- GIVEN INFORMATION
----------
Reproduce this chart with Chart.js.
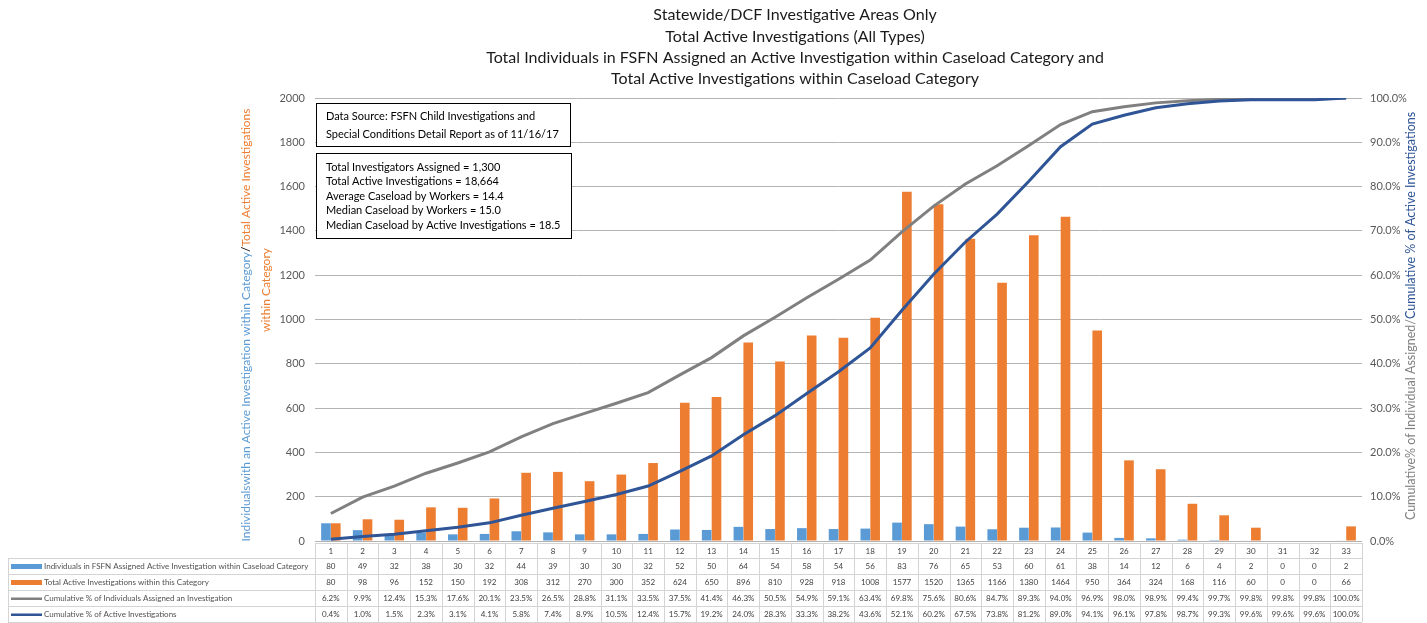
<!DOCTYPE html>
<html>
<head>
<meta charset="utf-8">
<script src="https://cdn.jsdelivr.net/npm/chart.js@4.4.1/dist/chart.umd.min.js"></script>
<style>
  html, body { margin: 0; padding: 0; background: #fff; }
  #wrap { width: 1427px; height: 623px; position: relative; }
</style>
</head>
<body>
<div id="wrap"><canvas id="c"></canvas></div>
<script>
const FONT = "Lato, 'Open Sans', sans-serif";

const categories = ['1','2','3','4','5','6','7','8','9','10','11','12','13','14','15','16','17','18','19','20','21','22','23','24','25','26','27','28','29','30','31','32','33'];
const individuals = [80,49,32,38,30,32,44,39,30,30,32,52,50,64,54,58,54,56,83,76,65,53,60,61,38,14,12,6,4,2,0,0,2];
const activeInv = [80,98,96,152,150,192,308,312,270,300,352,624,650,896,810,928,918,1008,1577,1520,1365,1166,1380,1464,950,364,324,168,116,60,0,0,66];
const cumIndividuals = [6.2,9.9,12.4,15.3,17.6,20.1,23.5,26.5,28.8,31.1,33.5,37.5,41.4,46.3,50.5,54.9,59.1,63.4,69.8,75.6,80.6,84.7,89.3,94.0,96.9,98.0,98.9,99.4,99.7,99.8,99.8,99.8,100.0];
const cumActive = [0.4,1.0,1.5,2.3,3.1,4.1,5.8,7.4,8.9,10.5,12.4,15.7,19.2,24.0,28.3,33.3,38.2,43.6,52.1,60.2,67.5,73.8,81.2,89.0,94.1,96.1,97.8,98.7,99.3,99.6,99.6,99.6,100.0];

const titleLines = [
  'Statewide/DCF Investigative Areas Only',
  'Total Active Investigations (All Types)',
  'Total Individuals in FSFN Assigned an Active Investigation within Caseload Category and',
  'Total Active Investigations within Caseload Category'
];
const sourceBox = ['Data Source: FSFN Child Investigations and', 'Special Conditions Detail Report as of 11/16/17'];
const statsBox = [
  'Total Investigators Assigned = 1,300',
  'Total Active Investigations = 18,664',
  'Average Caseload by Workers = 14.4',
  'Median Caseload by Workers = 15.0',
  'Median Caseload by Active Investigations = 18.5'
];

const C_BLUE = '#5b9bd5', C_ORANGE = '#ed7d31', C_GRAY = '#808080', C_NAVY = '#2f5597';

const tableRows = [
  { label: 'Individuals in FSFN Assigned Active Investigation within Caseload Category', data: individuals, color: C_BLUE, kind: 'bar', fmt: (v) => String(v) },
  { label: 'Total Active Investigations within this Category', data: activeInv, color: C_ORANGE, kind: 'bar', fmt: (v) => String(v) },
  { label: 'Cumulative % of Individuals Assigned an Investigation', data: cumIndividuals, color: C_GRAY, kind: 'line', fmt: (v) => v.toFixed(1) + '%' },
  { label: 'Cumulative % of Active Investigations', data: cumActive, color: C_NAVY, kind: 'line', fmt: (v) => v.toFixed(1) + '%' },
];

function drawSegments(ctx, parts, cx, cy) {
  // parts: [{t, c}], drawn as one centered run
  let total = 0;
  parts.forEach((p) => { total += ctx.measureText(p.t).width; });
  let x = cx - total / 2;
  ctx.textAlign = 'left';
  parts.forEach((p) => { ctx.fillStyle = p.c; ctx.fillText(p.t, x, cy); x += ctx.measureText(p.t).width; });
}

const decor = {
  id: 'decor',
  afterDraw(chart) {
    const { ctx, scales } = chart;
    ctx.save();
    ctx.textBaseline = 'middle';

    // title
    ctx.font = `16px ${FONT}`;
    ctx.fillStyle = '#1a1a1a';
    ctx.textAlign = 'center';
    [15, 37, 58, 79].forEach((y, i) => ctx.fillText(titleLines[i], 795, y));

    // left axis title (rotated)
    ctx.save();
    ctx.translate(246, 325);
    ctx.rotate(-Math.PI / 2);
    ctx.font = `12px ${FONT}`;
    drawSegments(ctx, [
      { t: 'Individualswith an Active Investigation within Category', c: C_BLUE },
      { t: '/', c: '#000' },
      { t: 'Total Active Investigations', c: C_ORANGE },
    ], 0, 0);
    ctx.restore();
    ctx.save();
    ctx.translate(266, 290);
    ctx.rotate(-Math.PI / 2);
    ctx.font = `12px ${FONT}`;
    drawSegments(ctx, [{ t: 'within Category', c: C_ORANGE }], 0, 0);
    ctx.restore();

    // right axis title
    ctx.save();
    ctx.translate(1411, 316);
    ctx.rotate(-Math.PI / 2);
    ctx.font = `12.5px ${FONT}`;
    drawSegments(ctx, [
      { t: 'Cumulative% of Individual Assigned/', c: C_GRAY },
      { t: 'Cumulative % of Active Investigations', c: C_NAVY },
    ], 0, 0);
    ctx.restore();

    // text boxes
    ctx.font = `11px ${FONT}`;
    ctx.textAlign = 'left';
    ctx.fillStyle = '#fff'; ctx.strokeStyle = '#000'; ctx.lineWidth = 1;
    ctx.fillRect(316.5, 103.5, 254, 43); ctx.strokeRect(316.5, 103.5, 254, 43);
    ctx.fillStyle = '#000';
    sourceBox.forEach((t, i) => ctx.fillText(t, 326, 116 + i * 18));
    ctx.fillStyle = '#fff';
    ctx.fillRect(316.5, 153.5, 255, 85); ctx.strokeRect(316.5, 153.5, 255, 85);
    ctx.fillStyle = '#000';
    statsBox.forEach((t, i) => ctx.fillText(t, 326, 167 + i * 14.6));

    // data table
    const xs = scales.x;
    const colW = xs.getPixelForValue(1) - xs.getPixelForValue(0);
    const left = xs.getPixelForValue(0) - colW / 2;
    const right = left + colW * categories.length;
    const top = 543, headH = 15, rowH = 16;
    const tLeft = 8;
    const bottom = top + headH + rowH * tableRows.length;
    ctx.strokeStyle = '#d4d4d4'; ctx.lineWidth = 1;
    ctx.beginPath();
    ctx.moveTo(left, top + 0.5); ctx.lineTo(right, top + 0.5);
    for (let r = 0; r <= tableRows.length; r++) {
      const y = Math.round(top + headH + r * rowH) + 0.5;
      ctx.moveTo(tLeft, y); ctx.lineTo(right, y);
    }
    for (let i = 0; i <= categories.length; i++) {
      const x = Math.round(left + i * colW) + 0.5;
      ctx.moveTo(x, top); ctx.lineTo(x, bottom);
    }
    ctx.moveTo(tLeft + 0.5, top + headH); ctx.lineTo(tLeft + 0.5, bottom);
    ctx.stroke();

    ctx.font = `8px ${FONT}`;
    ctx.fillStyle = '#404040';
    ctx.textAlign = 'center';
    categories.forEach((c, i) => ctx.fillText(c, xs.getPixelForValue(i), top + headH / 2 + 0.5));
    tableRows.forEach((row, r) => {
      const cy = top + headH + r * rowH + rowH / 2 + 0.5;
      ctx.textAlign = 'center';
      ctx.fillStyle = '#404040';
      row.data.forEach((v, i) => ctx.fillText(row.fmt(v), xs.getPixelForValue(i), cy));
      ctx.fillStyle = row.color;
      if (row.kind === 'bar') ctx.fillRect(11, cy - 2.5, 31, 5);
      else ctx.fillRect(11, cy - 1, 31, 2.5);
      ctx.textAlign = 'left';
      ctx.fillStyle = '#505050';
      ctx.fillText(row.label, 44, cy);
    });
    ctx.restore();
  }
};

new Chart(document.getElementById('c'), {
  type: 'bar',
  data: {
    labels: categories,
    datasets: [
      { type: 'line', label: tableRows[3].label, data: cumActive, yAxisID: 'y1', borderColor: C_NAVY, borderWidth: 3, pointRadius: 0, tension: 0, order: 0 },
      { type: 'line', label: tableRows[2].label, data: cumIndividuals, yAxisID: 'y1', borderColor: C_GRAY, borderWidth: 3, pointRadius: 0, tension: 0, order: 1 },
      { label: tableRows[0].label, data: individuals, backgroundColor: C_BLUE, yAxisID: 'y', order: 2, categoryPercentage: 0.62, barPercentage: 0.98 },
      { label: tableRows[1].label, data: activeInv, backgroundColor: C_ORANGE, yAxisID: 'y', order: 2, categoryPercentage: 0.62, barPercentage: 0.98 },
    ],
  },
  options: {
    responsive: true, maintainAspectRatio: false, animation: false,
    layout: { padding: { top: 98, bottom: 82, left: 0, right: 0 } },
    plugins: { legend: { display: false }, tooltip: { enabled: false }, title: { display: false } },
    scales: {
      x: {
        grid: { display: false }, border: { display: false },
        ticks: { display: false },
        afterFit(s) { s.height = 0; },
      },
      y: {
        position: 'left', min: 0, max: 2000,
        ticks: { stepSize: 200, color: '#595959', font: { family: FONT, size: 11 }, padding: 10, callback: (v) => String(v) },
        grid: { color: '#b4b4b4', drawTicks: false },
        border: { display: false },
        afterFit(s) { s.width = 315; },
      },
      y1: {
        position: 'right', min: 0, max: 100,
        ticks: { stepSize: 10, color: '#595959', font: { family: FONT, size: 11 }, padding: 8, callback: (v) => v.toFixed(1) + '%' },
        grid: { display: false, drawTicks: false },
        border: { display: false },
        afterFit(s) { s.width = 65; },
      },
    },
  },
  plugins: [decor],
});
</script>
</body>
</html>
----------
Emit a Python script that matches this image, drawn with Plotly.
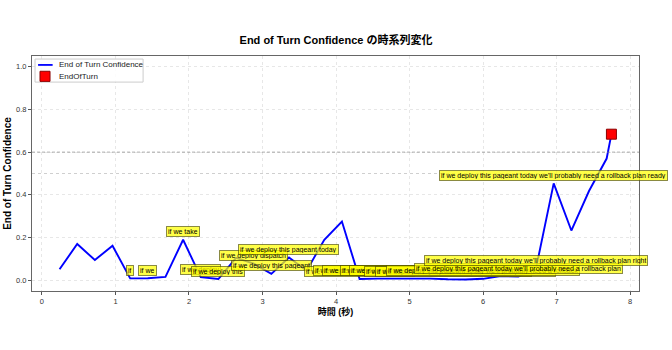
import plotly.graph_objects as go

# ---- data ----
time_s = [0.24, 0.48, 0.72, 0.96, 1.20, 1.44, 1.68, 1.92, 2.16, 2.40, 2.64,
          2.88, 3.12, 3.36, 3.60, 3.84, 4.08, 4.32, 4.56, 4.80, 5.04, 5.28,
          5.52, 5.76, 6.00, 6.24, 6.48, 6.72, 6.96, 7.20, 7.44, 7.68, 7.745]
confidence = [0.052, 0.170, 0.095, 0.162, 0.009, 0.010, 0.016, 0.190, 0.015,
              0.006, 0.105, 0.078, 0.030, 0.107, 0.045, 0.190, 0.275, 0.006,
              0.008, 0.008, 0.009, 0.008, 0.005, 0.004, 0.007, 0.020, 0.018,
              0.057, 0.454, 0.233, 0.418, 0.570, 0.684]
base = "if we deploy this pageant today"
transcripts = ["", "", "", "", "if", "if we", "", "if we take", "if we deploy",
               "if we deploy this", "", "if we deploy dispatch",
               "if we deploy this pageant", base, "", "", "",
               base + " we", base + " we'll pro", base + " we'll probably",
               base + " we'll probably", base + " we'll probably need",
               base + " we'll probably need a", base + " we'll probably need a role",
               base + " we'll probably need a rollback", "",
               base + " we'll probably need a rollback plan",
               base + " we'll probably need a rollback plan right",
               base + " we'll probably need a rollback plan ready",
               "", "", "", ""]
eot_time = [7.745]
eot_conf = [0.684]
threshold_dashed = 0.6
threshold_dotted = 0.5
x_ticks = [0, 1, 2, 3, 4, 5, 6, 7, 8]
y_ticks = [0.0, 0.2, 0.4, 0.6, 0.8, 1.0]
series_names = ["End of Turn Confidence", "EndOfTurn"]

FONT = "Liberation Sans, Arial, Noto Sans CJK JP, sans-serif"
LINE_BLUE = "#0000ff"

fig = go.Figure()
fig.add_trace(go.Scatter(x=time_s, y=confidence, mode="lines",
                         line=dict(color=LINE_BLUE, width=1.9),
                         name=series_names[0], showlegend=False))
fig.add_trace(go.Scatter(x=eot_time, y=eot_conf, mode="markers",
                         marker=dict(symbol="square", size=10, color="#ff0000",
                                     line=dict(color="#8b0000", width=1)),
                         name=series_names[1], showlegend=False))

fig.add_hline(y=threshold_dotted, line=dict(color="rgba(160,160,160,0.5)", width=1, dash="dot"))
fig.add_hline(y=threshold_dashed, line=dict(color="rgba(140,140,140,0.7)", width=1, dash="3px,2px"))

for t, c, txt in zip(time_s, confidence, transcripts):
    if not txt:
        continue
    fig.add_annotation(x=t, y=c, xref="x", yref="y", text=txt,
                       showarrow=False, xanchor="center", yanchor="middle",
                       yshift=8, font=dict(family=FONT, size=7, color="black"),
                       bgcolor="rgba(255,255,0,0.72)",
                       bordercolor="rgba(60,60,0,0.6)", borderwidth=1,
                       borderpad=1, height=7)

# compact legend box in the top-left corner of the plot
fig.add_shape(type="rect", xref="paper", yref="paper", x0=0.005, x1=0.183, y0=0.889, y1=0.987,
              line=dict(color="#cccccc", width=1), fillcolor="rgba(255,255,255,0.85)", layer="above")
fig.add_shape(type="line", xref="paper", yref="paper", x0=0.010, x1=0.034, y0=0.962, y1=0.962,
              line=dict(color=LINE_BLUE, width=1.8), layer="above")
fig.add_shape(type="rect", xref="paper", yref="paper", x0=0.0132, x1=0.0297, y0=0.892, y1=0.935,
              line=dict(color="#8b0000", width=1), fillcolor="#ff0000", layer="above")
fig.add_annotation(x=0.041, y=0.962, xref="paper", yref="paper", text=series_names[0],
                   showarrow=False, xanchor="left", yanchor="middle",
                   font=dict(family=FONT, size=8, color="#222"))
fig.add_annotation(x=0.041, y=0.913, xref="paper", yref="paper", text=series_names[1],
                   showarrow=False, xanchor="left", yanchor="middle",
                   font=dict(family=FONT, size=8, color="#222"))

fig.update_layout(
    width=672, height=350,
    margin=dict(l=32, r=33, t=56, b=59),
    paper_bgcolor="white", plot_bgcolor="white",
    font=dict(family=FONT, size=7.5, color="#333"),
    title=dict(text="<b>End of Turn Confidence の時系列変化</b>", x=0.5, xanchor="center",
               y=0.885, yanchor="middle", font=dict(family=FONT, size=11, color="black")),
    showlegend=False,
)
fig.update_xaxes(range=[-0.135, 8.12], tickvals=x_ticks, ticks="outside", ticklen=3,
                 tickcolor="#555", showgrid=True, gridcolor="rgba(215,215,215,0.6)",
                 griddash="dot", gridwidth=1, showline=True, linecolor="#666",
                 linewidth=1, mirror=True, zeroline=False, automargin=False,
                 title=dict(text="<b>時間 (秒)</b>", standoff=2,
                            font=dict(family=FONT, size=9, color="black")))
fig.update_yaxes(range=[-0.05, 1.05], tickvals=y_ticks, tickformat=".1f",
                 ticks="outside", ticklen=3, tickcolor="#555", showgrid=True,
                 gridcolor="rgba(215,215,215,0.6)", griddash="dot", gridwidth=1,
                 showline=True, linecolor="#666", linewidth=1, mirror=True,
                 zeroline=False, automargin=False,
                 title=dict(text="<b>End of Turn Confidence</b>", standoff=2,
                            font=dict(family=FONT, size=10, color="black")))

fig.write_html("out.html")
----------
- THE REQUEST
For the material above, give again only the lines starting at the line that contains "Emit a Python" and ending at the line that contains "import plotly.graph_objects as go". Pictures do not belong in the copy.

- RESPONSE
Emit a Python script that matches this image, drawn with Plotly.
import plotly.graph_objects as go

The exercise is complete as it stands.